Lastly, to further strengthen Tibco contribution to the open-source community, the company says it has introduced an open source specification in the shape of CatalystML to capture data transformations and consume machine-learning artifacts in real-time for high-throughput applications.
DataStax offers a commercially supported ‘enterprise-robust’ database built on open source Apache Cassandra.
As such, DataStax has told Computer Weekly Open Source Insider that it is actively engaged with supporting a variety of live, working, growing open source projects.
Among those projects is Apache Tinkerpop… and inside Tinkerpop is Gremlin.
What is Tinkerpop?
Apache TinkerPop is a graph computing framework for both graph databases that work with OnLine Transactional Processing (OLTP) and graph analytic systems that work with OnLine Analytical Processing (OLAP).
For extra clarification, TinkerPop is an open source, vendor-agnostic, graph computing framework distributed under the commercial-friendly Apache2 license.
According to Apache, “When a data system is TinkerPop-enabled, its users are able to model their domain as a graph and analyse that graph using the Gremlin graph traversal language. Furthermore, all TinkerPop-enabled systems integrate with one another allowing them to easily expand their offerings as well as allowing users to choose the appropriate graph technology for their application.”
TinkerPop supports in-memory graph databases through to distributed computing databases that can run in parallel across hundreds of nodes, so you can scale up as much as your data set requires you to.
What is Gremlin?
Gremlin is the most common query language used for graph – it’s used across multiple graph technologies so provides a common framework for working with graph data.
Gremlin is a functional open source graph traversal language and it works like Java in that it is composed of a virtual machine and an instruction set.
DataStax on Gremlin
DataStax says that getting used to Gremlin can make it easier to understand how graphs work and how to query data.

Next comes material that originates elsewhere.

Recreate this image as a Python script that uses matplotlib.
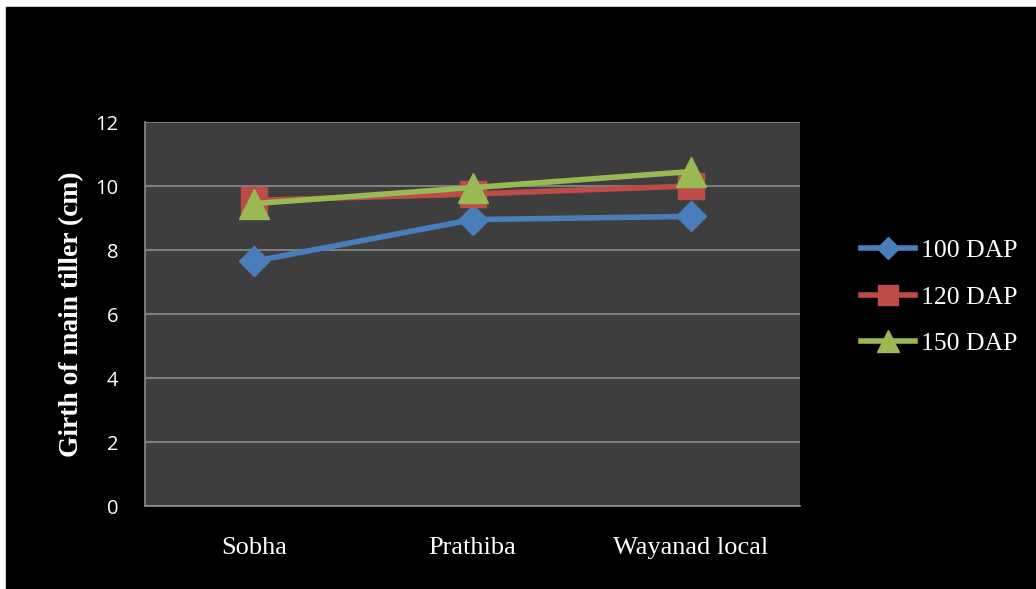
import numpy as np
import matplotlib
matplotlib.use("Agg")
from matplotlib import pyplot as plt

# girth of main tiller
varieties = ["Sobha", "Prathiba", "Wayanad local"]
dap100 = [7.65, 8.95, 9.05]
dap120 = [9.55, 9.75, 10.0]
dap150 = [9.45, 9.95, 10.45]
y_ticks = [0, 2, 4, 6, 8, 10, 12]

series = [
    ("100 DAP", dap100, "#4A7EBB", "D", 15),
    ("120 DAP", dap120, "#BE4B48", "s", 19),
    ("150 DAP", dap150, "#98B954", "^", 21),
]

fig = plt.figure(figsize=(10.36, 5.89), dpi=100, facecolor="white")
# black panel with a thin white margin on top and left
fig.patches.append(plt.Rectangle((6 / 1036, 0), 1, 1 - 7 / 589,
                                 transform=fig.transFigure, color="black", zorder=-1))
ax = fig.add_axes([145 / 1036, 1 - 506 / 589, 655 / 1036, 384 / 589])
ax.set_facecolor("#3E3E3E")

x = np.arange(len(varieties))
for name, vals, col, mk, ms in series:
    ax.plot(x, vals, color=col, lw=4, marker=mk, markersize=ms,
            markeredgecolor=col, label=name, zorder=3)

ax.set_xlim(-0.5, 2.5)
ax.set_ylim(0, 12)
ax.set_yticks(y_ticks)
ax.set_yticklabels([str(t) for t in y_ticks], color="white", fontsize=14.5,
                   family=["Open Sans", "DejaVu Sans"])
ax.set_xticks(x)
ax.set_xticklabels(varieties, color="white", fontsize=19, family="Liberation Serif")
ax.tick_params(axis="y", length=0, pad=19)
ax.tick_params(axis="x", length=0, pad=22)
ax.grid(axis="y", color="#8C8C8C", lw=1.2)
ax.set_axisbelow(True)
for s in ["top", "right"]:
    ax.spines[s].set_visible(False)
for s in ["left", "bottom"]:
    ax.spines[s].set_color("#8C8C8C")
    ax.spines[s].set_linewidth(1.2)

ax.set_ylabel("Girth of main tiller (cm)", color="white", fontsize=19.8,
              fontweight="bold", family="Liberation Serif")
ax.yaxis.set_label_coords(-0.093, 0.5)

leg = ax.legend(loc="center left", bbox_to_anchor=(1.058, 0.544), frameon=False,
                labelspacing=0.93, handlelength=2.1, handletextpad=0.25,
                markerscale=0.75, prop={"family": "Liberation Serif", "size": 18.5})
for t in leg.get_texts():
    t.set_color("white")

fig.savefig("out.png", dpi=100, facecolor=fig.get_facecolor())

According to an official company statement, “At DataStax, we support this project wholeheartedly – for example, the Gremlin project chair works at DataStax and the DataStax team contributes the vast majority of the commits. We will continue to support this project as it has organically grown to be the most widely adopted traversal framework for the whole community around graph.”
DataStax offers a free DataStax Academy course entitled Getting Started with TinkerPop and Gremlin at this link. The company also notes that in order to be familiar with Gremlin traversal syntax and techniques, developers need to understand how the language works… consequently, DataStax has provided a free Gremlin recipes series to offer some insight into Gremlin internals.